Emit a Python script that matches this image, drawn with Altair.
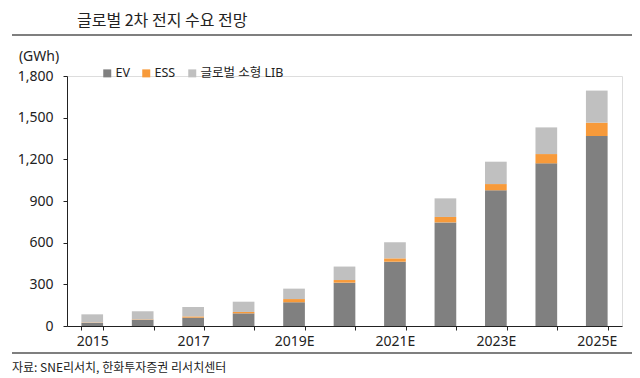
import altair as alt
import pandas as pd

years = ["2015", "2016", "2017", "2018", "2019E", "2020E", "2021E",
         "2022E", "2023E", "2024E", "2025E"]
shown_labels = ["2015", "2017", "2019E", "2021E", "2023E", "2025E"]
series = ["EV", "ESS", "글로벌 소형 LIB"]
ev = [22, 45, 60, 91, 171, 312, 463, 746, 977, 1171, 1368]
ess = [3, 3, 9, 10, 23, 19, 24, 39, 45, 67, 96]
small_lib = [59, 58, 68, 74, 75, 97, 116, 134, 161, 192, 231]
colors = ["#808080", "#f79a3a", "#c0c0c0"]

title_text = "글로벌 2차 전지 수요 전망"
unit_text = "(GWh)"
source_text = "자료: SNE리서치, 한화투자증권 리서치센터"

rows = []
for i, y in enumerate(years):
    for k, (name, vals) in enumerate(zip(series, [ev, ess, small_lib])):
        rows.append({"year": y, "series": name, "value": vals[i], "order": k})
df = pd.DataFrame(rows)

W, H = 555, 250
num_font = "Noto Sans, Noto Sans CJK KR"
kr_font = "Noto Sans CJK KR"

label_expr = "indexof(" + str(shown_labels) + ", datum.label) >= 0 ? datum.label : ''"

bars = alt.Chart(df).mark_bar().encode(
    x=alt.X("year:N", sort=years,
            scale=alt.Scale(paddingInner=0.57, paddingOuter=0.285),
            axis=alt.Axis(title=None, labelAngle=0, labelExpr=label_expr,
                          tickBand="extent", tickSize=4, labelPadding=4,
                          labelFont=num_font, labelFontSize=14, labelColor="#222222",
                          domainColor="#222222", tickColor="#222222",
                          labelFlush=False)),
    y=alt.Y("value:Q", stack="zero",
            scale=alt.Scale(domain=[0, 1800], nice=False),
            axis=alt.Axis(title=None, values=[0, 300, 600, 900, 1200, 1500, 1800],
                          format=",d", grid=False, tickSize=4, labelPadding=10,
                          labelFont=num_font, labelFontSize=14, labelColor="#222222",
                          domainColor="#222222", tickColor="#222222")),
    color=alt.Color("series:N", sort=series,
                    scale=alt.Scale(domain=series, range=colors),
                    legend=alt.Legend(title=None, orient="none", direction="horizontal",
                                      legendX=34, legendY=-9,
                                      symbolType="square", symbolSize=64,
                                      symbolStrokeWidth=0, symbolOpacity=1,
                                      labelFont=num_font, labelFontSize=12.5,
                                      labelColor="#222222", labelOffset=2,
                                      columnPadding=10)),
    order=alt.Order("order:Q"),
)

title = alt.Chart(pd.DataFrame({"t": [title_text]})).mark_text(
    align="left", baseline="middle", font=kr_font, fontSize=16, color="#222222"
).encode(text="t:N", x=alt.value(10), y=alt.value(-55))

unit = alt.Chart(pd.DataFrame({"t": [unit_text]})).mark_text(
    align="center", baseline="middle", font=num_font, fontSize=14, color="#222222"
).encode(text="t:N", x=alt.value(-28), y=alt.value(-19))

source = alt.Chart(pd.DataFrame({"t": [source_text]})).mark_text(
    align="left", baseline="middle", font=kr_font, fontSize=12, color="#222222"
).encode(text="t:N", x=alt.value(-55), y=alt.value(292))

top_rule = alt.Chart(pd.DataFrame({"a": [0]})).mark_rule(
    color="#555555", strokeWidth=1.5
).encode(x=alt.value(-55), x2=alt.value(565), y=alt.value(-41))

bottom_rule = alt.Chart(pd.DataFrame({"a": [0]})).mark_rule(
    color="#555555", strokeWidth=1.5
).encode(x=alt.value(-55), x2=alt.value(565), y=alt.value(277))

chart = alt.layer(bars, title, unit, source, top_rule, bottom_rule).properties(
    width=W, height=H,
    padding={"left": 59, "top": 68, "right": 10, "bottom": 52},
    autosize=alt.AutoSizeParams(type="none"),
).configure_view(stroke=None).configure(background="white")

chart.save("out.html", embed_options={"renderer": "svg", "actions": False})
_____
TASK DESCRIPTION: Repeat only the lines between the start of the data and the line with "import pandas as pd", including those two lines, and skip the pictures.

PROBLEM SOLUTION:
Emit a Python script that matches this image, drawn with Altair.
import altair as alt
import pandas as pd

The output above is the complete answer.